**Task directions**
The material below should be written out in full and exactly; pictures stay out of the copy.

**Provided data**
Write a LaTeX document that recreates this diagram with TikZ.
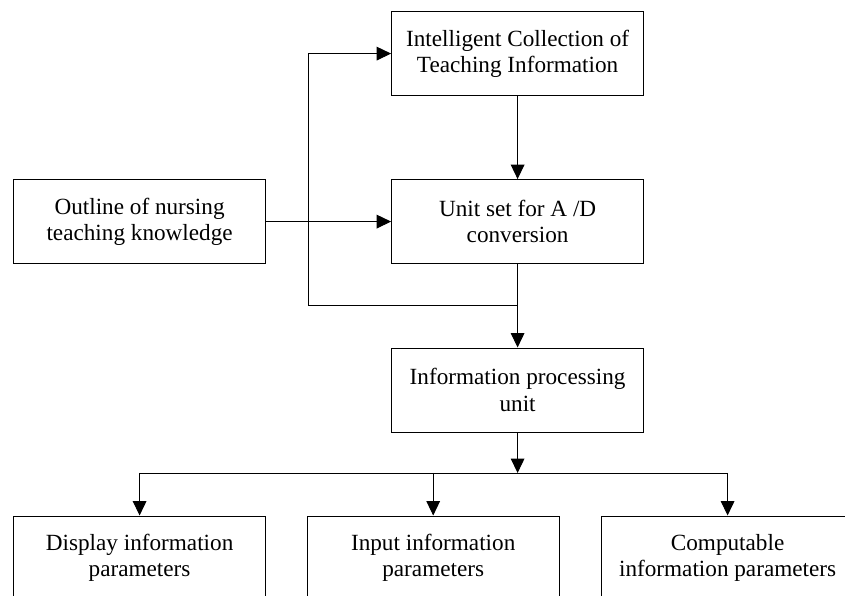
\documentclass[tikz,border=0pt]{standalone}
\usepackage{fontspec}
\setmainfont{Liberation Serif}
\usetikzlibrary{arrows.meta}

\begin{document}
\begin{tikzpicture}[
	unitbox/.style={draw,line width=.7pt,minimum width=6.3cm,minimum height=2.1cm,align=center,font=\fontsize{16.5}{18.6}\selectfont},
	flow/.style={line width=.7pt,-{Triangle[length=3.6mm,width=3.4mm]}},
	line/.style={line width=.7pt}]
	\useasboundingbox (0,0) rectangle (21.125,14.9);
	\clip (0,0) rectangle (21.125,14.9);
	\node[unitbox] (collect) at (12.94,13.56) {Intelligent Collection of\\Teaching Information};
	\node[unitbox] (adunit) at (12.94,9.36) {Unit set for A /D\\conversion};
	\node[unitbox] (outline) at (3.49,9.36) {Outline of nursing\\teaching knowledge};
	\node[unitbox] (process) at (12.94,5.15) {Information processing\\unit};
	\node[unitbox] (display) at (3.49,0.95) {Display information\\parameters};
	\node[unitbox] (input) at (10.83,0.95) {Input information\\parameters};
	\node[unitbox] (compute) at (18.19,0.95) {Computable\\information parameters};
	\coordinate (split) at (7.7,9.36);
	\coordinate (join) at (12.94,7.275);
	\coordinate (bus) at (12.94,3.075);
	\draw[flow] (outline.east) -- (adunit.west);
	\draw[flow] (split) |- (collect.west);
	\draw[line] (split) |- (join);
	\draw[flow] (collect.south) -- (adunit.north);
	\draw[flow] (adunit.south) -- (process.north);
	\draw[flow] (process.south) -- (bus);
	\draw[line] (display.north |- bus) -- (compute.north |- bus);
	\draw[flow] (display.north |- bus) -- (display.north);
	\draw[flow] (input.north |- bus) -- (input.north);
	\draw[flow] (compute.north |- bus) -- (compute.north);
\end{tikzpicture}
\end{document}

**Result below**
Write a LaTeX document that recreates this diagram with TikZ.
\documentclass[tikz,border=0pt]{standalone}
\usepackage{fontspec}
\setmainfont{Liberation Serif}
\usetikzlibrary{arrows.meta}

\begin{document}
\begin{tikzpicture}[
	unitbox/.style={draw,line width=.7pt,minimum width=6.3cm,minimum height=2.1cm,align=center,font=\fontsize{16.5}{18.6}\selectfont},
	flow/.style={line width=.7pt,-{Triangle[length=3.6mm,width=3.4mm]}},
	line/.style={line width=.7pt}]
	\useasboundingbox (0,0) rectangle (21.125,14.9);
	\clip (0,0) rectangle (21.125,14.9);
	\node[unitbox] (collect) at (12.94,13.56) {Intelligent Collection of\\Teaching Information};
	\node[unitbox] (adunit) at (12.94,9.36) {Unit set for A /D\\conversion};
	\node[unitbox] (outline) at (3.49,9.36) {Outline of nursing\\teaching knowledge};
	\node[unitbox] (process) at (12.94,5.15) {Information processing\\unit};
	\node[unitbox] (display) at (3.49,0.95) {Display information\\parameters};
	\node[unitbox] (input) at (10.83,0.95) {Input information\\parameters};
	\node[unitbox] (compute) at (18.19,0.95) {Computable\\information parameters};
	\coordinate (split) at (7.7,9.36);
	\coordinate (join) at (12.94,7.275);
	\coordinate (bus) at (12.94,3.075);
	\draw[flow] (outline.east) -- (adunit.west);
	\draw[flow] (split) |- (collect.west);
	\draw[line] (split) |- (join);
	\draw[flow] (collect.south) -- (adunit.north);
	\draw[flow] (adunit.south) -- (process.north);
	\draw[flow] (process.south) -- (bus);
	\draw[line] (display.north |- bus) -- (compute.north |- bus);
	\draw[flow] (display.north |- bus) -- (display.north);
	\draw[flow] (input.north |- bus) -- (input.north);
	\draw[flow] (compute.north |- bus) -- (compute.north);
\end{tikzpicture}
\end{document}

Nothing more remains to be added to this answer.